Among the performers, Faith Hill sang "There Will Come a Time," which included the lyrics, "The darkness will be gone, the weak shall be strong. Hold on to your faith." Aaron Neville performed Randy Newman's "Louisiana 1927" with its chorus: "They're trying to wash us away, they're trying to wash us away."
West was not scheduled to perform; he was one of the blah, blah, blahers, who would read from scripts prepared by the network about the impact of Katrina on southern Louisiana and Mississippi.
West and Mike Myers had been paired up to appear about halfway through the show. Their assignment: Take turns reading a script describing the breach in the levees around New Orleans.
Myers: The landscape of the city has changed dramatically, tragically and perhaps irreversibly. There is now over 25 feet of water where there was once city streets and thriving neighborhoods.
(Myers throws to West, who looked extremely nervous in his super-preppy designer rugby shirt and white pants, which is not like the arrogant West and which, in retrospect, should have been a tip-off.)
West: I hate the way they portray us in the media. You see a black family, it says, "They're looting." You see a white family, it says, "They're looking for food." And, you know, it's been five days [waiting for federal help] because most of the people are black. And even for me to complain about it, I would be a hypocrite because I've tried to turn away from the TV because it's too hard to watch. I've even been shopping before even giving a donation, so now I'm calling my business manager right now to see what is the biggest amount I can give, and just to imagine if I was down there, and those are my people down there. So anybody out there that wants to do anything that we can help -- with the way America is set up to help the poor, the black people, the less well-off, as slow as possible. I mean, the Red Cross is doing everything they can. We already realize a lot of people that could help are at war right now, fighting another way -- and they've given them permission to go down and shoot us!
(West throws back to Myers, who is looking like a guy who stopped on the tarmac to tie his shoe and got hit in the back with the 8:30 to La Guardia.)
Myers: And subtle, but in many ways even more profoundly devastating, is the lasting damage to the survivors' will to rebuild and remain in the area. The destruction of the spirit of the people of southern Louisiana and Mississippi may end up being the most tragic loss of all.
(And, because Myers is apparently as dumb as his Alfalfa hair, he throws it back to West.)

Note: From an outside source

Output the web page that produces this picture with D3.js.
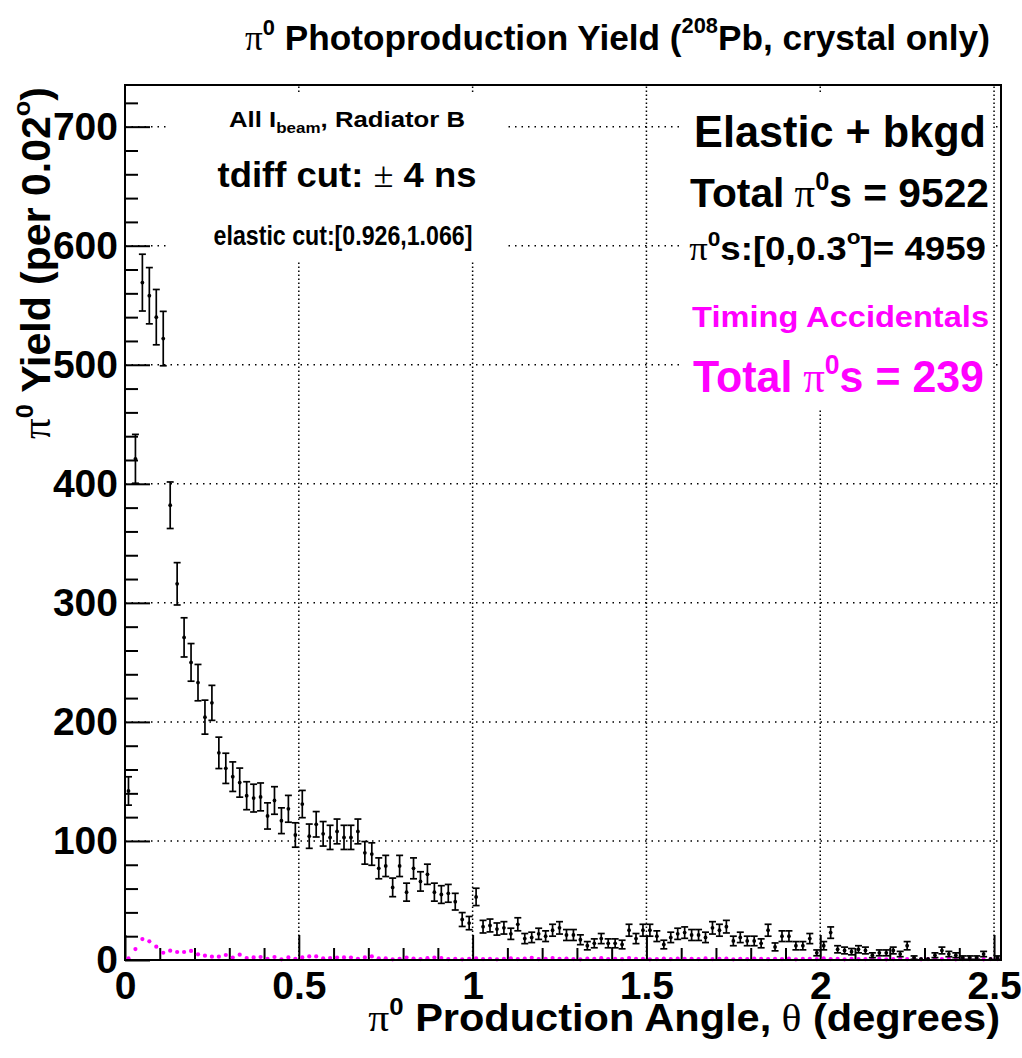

West: George Bush doesn't care about black people!
(Back to Myers, now looking like the 8:30 to La Guardia turned around and caught him square between the eyes.)
Myers: Please call . . .
At which point someone at NBC News finally regained control of the joystick and cut over to Chris Tucker, who started right in with more scripted blah, blah, blah.

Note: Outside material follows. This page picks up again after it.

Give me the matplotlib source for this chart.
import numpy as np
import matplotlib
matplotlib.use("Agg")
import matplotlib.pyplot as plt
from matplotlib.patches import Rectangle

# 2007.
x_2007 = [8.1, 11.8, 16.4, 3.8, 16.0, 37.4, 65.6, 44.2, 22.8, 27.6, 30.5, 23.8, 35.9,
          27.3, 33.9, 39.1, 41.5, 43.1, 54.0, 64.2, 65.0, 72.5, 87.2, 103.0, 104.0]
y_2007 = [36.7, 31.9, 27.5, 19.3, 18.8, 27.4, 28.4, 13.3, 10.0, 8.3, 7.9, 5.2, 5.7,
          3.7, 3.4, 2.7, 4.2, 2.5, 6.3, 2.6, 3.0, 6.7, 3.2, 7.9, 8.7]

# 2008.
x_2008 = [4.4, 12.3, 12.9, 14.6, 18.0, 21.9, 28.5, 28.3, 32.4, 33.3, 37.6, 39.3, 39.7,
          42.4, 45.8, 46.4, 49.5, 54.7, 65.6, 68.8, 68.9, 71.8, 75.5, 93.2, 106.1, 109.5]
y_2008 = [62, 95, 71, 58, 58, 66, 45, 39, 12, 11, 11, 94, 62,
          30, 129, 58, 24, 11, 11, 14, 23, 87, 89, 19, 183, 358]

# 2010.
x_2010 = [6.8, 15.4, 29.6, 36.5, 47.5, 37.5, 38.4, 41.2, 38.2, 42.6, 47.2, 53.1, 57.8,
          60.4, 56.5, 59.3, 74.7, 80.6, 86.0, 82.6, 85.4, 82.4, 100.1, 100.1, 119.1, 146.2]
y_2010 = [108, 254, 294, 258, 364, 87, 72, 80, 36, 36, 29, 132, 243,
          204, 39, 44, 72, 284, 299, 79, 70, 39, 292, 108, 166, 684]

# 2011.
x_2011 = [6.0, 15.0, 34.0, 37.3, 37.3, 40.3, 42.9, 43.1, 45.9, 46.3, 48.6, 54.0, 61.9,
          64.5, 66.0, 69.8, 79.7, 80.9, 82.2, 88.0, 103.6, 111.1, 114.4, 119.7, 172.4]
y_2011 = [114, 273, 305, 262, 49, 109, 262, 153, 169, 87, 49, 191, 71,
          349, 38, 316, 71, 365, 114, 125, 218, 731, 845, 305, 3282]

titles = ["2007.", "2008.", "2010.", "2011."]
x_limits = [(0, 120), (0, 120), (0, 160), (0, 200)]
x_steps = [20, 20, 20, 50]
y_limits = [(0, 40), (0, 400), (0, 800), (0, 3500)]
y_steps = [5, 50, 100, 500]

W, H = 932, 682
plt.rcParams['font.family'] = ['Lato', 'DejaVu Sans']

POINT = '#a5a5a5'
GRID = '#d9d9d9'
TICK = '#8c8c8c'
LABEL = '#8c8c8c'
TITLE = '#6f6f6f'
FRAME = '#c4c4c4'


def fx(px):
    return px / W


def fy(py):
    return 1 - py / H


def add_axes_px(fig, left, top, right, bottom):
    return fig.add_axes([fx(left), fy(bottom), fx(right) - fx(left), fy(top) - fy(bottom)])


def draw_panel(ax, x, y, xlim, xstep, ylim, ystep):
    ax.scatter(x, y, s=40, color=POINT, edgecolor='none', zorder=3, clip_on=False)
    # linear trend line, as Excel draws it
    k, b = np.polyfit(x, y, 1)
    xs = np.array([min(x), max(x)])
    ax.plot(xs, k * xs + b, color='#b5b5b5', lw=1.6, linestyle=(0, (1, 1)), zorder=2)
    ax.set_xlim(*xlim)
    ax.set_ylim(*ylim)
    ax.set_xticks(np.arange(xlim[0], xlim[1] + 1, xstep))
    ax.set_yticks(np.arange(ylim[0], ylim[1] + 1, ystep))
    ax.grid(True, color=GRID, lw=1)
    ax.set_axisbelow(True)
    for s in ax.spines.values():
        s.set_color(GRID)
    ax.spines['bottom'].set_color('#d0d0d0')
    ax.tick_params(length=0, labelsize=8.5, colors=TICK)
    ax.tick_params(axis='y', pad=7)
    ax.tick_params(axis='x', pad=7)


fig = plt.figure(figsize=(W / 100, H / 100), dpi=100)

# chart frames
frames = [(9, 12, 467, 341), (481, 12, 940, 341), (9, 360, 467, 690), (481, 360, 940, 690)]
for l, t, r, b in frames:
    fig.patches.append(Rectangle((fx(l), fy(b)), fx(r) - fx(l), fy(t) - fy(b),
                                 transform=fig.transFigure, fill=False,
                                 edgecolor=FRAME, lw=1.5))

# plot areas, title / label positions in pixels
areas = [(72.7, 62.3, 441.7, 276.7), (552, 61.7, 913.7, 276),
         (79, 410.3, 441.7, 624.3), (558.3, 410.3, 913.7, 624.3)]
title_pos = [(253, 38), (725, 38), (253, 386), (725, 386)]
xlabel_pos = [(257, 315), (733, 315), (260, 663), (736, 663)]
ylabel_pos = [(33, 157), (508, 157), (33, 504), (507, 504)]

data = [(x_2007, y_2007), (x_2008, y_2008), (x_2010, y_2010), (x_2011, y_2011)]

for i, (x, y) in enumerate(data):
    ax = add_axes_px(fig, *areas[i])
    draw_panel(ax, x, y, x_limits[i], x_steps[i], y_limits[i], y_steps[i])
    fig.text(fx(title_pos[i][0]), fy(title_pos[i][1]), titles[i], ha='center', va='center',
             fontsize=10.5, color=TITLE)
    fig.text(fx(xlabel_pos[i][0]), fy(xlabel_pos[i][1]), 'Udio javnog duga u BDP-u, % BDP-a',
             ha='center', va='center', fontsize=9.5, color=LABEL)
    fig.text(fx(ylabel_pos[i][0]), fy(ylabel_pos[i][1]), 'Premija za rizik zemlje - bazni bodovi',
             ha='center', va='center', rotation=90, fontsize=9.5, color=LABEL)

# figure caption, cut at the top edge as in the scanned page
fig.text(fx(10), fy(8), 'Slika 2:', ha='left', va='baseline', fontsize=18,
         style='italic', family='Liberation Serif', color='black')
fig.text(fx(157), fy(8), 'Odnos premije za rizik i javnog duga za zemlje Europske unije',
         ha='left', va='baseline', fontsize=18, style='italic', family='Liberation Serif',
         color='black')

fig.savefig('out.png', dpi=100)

"Tonight's telecast was a live television event wrought with emotion," parent company NBC Universal said in a statement issued to the Reporters Who Cover Television after the broadcast.
"Kanye West departed from the scripted comments that were prepared for him, and his opinions in no way represent the views of the networks. It would be most unfortunate if the efforts of the artists who participated tonight and the generosity of millions of Americans who are helping those in need are overshadowed by one person's opinion."

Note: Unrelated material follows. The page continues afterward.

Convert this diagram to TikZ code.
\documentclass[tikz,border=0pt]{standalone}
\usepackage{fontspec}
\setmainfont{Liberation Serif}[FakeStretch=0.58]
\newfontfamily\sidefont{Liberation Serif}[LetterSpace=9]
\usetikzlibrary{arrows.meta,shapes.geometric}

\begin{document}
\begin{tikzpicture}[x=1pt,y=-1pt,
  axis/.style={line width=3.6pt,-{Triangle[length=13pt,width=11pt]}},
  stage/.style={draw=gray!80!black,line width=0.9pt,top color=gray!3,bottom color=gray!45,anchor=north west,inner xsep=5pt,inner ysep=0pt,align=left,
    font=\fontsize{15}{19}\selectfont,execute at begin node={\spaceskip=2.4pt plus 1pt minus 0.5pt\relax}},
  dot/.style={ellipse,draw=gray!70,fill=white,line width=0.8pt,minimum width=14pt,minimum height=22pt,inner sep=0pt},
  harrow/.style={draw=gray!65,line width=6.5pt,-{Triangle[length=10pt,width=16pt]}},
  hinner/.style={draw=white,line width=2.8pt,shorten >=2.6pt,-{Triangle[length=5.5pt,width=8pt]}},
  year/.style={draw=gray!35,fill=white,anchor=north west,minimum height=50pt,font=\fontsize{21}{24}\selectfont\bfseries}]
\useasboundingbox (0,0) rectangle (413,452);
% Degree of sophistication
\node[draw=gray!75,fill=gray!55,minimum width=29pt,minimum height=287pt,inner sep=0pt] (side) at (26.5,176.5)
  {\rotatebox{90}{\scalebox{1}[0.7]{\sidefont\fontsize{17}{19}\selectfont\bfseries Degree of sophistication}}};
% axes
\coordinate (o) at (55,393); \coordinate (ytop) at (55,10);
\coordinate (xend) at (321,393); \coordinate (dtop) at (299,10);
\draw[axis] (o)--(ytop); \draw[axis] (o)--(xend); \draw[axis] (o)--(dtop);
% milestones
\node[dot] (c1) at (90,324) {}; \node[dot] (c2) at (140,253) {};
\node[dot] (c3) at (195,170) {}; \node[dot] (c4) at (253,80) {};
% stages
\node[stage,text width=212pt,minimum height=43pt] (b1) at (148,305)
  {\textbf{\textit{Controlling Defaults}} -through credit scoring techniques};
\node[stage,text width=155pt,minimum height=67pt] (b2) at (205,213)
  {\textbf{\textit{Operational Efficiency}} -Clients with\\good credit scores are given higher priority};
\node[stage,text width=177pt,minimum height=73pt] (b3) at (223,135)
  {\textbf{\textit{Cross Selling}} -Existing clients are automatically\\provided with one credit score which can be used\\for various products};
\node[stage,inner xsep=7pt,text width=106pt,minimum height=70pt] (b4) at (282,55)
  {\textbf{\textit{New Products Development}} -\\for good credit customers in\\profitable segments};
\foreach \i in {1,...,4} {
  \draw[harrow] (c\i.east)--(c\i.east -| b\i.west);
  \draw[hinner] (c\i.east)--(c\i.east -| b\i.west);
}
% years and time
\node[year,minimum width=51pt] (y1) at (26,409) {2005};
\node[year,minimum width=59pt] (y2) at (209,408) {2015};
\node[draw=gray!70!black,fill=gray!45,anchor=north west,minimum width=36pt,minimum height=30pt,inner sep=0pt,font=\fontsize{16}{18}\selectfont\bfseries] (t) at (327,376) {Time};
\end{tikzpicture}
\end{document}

West's comments would be cut from the West Coast feed, an NBC spokeswoman told The TV Column. (The Associated Press later reported that only his comment about the president was edited out.) The show was live on the East Coast with a several-second delay; someone with his finger on a button was keeping an ear peeled in case someone uttered an obscenity but did not realize that West had gone off-script, the spokeswoman said.